Year-over-year production was flat for Magnum Hunter Resources Corp. in the second quarter as it continued transitioning to an Appalachian pure-play, making progress on its first Utica Shale well in West Virginia and blocking up its acreage position with acquisitions in the basin.
Through the first six months of the year, Magnum has divested several noncore assets in Canada, South Texas and West Virginia, netting more than $100 million (seeShale Daily, April 22).
On Friday, the company finally addressed months of speculation about its Williston Basin assets. Although it stopped short of providing any great detail, management said that it “has made a strategic decision to monetize its Divide County, ND, operated and nonoperated properties and reallocate these financial resources to its core operations in the Appalachian Basin.”
The move is no surprise, considering that Magnum has already picked up more than 16,000 net acres in the Marcellus and Utica shales this year (see Shale Daily, July 25).

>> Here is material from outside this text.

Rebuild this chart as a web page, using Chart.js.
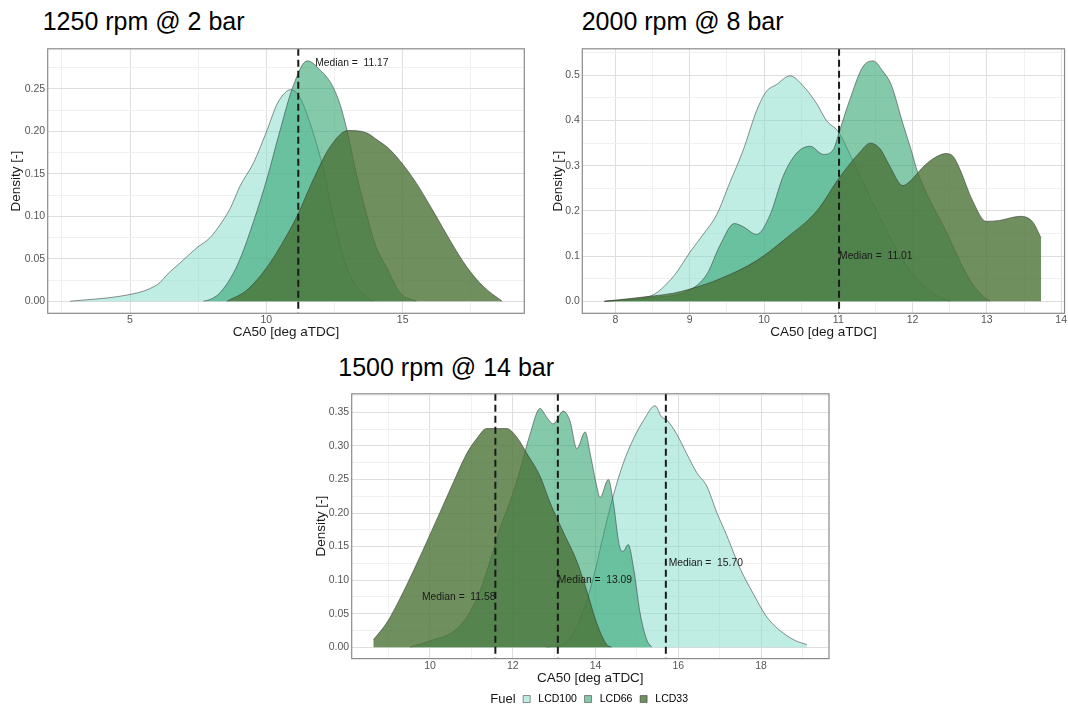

In 2013, the company closed on $700 million in noncore divestitures, including the sale of its Eagle Ford Shale assets to Penn Virginia Corp. for $401 million (see Shale Daily, April 4, 2013).

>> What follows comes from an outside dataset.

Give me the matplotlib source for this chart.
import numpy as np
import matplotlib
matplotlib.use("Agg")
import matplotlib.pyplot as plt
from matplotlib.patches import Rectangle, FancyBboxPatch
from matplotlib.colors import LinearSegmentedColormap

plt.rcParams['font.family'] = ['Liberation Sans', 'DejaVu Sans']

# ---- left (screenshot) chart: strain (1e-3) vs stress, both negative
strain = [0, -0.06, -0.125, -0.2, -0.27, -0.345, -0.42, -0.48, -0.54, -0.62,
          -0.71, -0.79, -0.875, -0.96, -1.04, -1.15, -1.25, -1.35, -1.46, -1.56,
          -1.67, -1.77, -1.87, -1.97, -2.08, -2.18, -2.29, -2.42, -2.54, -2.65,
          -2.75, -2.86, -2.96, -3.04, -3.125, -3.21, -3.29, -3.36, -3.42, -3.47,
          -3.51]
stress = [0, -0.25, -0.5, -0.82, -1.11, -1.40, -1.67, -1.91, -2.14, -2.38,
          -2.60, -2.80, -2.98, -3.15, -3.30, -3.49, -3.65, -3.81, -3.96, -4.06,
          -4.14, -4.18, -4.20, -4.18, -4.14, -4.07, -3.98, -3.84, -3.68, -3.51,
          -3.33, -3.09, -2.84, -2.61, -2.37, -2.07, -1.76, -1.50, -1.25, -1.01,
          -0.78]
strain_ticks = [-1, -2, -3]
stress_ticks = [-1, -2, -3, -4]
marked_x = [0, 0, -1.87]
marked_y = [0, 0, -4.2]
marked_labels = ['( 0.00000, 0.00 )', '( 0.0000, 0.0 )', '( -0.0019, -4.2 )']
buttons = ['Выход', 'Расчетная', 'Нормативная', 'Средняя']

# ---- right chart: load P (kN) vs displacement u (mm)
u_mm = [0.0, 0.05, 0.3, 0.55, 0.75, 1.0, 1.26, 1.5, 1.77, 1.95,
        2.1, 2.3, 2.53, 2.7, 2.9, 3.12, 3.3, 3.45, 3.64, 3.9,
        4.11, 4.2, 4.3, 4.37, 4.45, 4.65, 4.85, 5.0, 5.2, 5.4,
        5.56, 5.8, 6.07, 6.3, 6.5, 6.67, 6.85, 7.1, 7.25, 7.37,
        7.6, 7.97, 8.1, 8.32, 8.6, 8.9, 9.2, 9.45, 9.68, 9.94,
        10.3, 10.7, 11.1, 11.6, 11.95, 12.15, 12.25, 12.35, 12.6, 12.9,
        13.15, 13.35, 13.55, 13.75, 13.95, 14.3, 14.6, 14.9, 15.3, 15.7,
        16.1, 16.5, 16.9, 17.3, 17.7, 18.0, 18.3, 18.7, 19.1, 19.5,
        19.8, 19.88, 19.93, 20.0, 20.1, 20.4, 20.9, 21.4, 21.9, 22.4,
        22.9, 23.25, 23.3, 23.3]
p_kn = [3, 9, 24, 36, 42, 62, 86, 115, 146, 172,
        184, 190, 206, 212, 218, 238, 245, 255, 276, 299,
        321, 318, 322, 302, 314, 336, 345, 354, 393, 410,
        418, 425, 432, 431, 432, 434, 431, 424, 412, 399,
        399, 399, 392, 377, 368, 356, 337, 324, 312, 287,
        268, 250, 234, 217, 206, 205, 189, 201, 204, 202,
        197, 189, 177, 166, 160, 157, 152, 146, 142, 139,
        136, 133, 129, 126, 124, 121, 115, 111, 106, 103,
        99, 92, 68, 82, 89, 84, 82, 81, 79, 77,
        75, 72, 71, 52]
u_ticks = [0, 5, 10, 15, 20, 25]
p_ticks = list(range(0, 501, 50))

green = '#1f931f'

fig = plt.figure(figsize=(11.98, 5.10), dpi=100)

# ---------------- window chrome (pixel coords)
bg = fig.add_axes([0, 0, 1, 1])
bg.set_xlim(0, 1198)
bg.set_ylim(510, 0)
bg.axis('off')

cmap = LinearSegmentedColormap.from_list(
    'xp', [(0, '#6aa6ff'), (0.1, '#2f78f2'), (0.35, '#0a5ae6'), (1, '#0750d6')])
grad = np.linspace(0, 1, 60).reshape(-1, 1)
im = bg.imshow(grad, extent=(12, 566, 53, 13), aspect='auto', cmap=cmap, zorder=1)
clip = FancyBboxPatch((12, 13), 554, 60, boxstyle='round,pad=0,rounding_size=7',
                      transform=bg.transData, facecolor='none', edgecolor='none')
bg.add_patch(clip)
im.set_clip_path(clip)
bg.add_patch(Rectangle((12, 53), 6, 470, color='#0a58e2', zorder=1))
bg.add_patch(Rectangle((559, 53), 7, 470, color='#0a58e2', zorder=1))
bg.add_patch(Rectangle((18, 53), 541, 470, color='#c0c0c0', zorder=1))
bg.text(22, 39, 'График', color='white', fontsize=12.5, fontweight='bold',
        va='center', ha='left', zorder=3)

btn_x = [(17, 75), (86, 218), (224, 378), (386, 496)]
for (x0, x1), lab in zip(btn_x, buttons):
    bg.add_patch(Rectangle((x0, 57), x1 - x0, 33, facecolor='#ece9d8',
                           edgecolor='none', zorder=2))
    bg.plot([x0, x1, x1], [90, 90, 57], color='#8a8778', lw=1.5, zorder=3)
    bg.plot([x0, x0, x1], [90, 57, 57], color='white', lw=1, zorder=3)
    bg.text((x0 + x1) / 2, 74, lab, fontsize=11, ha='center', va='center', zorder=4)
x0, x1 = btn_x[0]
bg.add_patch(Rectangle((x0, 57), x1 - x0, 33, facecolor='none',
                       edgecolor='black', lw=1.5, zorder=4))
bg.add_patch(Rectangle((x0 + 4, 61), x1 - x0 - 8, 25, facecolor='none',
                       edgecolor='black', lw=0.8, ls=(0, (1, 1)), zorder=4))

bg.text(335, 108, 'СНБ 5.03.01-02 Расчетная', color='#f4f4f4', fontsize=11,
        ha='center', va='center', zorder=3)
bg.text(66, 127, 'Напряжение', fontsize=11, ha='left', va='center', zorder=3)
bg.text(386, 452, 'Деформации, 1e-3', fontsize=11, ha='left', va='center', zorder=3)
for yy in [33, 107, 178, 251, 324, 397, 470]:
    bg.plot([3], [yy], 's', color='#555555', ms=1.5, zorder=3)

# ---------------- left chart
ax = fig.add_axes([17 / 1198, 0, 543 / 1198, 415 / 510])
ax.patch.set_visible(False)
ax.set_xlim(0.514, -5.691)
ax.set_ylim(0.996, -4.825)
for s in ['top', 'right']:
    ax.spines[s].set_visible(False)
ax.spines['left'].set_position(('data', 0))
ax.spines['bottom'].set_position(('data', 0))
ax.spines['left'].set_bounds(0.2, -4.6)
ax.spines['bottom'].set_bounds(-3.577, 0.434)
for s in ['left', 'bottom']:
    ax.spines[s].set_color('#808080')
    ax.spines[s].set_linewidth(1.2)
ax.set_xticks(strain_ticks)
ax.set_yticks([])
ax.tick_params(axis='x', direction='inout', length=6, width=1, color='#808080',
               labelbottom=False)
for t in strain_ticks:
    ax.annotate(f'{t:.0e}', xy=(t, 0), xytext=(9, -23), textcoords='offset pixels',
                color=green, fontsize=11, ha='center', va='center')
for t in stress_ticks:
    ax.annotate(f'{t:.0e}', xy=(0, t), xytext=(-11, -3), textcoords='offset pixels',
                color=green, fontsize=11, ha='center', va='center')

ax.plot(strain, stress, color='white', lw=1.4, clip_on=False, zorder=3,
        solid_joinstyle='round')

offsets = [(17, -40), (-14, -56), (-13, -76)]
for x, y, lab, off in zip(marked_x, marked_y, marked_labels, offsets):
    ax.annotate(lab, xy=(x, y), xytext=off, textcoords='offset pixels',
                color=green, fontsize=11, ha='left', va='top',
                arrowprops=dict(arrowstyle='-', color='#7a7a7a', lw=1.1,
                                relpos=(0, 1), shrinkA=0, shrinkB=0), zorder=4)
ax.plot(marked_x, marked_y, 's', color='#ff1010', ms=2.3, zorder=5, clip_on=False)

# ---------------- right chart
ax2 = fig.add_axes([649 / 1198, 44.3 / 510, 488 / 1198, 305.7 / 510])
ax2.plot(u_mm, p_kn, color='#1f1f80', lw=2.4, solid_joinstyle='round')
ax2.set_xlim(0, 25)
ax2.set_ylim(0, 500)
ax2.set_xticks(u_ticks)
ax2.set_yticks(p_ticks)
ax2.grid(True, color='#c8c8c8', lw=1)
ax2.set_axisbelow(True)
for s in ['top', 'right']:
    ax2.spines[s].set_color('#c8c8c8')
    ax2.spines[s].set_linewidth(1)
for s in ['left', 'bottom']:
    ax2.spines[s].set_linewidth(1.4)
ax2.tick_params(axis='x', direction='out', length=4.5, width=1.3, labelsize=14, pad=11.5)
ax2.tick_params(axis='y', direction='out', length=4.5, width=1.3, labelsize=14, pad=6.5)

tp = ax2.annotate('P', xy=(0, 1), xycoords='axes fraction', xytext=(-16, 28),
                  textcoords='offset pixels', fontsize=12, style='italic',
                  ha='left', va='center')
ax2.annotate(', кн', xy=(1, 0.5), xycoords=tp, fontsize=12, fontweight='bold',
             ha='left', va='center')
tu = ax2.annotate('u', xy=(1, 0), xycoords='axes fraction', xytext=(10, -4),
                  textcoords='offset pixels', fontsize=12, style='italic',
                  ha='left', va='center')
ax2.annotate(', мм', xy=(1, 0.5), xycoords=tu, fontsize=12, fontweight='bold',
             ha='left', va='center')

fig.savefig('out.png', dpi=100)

Although production in the second quarter was mostly flat, dropping to 15,923 boe/d from 15,941 boe/d in 2Q2013, adjusted production, which includes assets it sold off, was up 18% in 2Q2014 to 17,822 boe/d from 17,814 boe/d in the year-ago period.
“The financial numbers reported today continue to reflect the changes being made in our business model with much greater emphasis being focused on our Appalachian assets,” said CEO Gary Evans . “This redirection will continue throughout the year as we are successful at divesting all other properties to focus on our substantial leasehold position in the Marcellus and Utica shale plays.”

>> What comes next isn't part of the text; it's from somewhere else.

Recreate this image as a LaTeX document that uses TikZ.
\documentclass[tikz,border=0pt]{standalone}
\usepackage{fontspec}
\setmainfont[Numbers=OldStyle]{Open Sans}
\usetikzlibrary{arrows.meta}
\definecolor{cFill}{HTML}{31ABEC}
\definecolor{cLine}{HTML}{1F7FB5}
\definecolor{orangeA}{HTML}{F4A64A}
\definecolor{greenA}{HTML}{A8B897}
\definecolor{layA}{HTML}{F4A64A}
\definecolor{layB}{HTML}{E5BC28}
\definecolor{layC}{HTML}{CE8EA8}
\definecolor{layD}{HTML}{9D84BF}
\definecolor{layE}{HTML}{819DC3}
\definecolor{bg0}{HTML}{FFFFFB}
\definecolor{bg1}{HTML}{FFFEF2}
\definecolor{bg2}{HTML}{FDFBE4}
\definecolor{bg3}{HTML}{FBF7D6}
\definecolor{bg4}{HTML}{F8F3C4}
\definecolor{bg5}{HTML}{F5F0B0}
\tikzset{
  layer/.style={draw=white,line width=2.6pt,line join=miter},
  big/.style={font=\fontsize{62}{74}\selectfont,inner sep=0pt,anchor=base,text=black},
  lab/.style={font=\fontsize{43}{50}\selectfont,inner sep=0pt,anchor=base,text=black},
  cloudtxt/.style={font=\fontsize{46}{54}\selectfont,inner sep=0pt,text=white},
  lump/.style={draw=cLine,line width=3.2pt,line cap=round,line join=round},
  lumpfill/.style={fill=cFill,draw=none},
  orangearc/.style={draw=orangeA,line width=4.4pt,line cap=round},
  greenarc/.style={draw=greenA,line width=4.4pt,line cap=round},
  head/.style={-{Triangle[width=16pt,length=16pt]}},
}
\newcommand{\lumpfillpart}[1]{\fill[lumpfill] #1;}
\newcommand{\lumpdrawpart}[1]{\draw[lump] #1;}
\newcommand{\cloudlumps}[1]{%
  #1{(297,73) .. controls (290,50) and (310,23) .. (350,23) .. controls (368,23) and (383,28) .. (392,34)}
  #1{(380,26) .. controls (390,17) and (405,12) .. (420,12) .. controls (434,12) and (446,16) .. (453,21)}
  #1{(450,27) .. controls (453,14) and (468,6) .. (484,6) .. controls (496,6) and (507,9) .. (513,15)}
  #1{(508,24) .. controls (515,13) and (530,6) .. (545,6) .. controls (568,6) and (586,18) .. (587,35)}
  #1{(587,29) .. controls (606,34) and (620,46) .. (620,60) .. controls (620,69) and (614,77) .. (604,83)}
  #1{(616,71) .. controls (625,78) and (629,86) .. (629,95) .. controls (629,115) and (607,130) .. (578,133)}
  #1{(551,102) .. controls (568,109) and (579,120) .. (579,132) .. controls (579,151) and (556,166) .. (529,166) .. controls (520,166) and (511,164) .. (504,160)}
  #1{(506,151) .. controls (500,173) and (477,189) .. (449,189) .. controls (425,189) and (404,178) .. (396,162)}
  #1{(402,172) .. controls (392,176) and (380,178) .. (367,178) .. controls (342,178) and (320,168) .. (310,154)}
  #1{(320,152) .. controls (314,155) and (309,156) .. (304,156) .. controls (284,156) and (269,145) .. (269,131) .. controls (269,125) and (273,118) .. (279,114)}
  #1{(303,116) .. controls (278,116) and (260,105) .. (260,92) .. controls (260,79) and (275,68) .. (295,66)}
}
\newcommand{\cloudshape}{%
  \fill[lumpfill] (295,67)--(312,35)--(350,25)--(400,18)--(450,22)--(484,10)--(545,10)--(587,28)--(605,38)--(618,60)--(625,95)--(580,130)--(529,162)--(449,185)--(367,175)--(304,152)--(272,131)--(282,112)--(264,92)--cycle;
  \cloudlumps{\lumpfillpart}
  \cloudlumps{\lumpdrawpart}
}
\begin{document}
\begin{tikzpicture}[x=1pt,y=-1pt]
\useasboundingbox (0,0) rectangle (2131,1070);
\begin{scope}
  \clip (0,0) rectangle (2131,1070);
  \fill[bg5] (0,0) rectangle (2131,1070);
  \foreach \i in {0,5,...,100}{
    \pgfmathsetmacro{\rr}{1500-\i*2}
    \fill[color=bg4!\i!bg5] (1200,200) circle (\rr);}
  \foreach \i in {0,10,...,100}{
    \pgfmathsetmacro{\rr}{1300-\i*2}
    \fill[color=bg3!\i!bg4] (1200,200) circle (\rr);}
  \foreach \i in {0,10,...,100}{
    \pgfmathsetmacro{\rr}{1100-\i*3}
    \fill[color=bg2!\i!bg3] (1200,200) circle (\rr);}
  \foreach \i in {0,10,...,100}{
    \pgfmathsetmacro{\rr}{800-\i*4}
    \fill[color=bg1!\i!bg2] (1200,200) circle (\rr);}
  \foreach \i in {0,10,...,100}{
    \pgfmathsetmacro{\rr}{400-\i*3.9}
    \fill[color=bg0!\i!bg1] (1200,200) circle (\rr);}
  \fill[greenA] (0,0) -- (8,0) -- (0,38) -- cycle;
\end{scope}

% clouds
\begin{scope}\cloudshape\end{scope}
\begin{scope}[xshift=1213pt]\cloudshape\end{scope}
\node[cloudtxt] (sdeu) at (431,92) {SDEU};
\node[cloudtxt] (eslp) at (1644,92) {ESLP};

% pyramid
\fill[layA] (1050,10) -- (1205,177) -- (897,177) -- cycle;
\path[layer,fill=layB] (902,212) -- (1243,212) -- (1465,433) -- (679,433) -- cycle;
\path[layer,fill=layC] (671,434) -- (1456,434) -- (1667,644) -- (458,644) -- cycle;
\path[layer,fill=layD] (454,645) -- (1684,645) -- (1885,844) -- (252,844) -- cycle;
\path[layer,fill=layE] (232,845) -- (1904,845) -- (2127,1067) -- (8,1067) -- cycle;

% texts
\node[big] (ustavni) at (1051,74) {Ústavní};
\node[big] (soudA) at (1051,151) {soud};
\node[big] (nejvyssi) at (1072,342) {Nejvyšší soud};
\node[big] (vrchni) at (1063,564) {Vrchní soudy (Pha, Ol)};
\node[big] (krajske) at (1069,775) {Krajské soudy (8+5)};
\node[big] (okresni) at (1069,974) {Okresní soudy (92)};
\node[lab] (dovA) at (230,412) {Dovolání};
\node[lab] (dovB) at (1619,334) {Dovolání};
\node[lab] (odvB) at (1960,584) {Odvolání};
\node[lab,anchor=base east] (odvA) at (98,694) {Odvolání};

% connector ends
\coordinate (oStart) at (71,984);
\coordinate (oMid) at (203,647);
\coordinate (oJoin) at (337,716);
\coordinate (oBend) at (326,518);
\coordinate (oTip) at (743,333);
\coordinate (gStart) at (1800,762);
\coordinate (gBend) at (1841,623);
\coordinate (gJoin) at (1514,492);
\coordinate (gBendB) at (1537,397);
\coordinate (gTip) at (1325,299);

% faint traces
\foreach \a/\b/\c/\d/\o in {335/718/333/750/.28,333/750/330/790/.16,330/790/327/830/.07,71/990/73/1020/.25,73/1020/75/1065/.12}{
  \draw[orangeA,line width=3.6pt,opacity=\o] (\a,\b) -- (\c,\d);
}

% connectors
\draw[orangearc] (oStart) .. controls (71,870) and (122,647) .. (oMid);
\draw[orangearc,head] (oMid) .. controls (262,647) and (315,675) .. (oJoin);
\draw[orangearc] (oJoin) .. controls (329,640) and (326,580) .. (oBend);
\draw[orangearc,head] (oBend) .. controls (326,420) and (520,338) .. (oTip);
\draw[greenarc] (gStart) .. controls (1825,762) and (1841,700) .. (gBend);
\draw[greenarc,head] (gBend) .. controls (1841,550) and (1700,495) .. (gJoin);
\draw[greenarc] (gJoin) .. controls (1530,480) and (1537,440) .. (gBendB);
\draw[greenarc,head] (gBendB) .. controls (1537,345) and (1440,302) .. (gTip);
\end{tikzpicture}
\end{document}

While the company spent heavily on its Appalachian assets last quarter, which in part led to a net loss of $80 million (43 cents/share), compared to net income of $151.3 million (89 cents/share) in 2Q2013, it did earn more revenue on oil and gas volumes. Magnum’s average price for its oil, natural gas and natural gas liquids was $53.96/boe, up from $51.10/boe in the year-ago period.
Also last quarter, the company made progress on its long-awaited Utica Shale well in Tyler County, WV, the Stewart Winland 1300 (see Shale Daily, May 16). That well is relatively close to the company’s Stalder 3UH in Monroe County, OH, which it tested in February at 32.5 MMcf/d (see Shale Daily, Feb. 14).
The company said it has finished drilling and casing the well to a vertical depth of 11,050 feet and a horizontal length of 5,500 feet. The well was completed and stimulated with 22 hydraulic fracturing stages. Magnum said the well is currently resting and an initial production rate will be released in September.
“The wireline logging data confirmed the Point Pleasant target formation from the Stewart Winland 1300 pad location contains hydrocarbons and appears to possibly have even more bottom hole pressure than the Stalder 3UH,” the company said in its earnings release.
Magnum completed five wells in the Marcellus and Utica shales last quarter and participated in 13 nonoperated wells and the completion of another six in the Williston Basin. Magnum said Friday that it will continue to purchase land in the Appalachian Basin.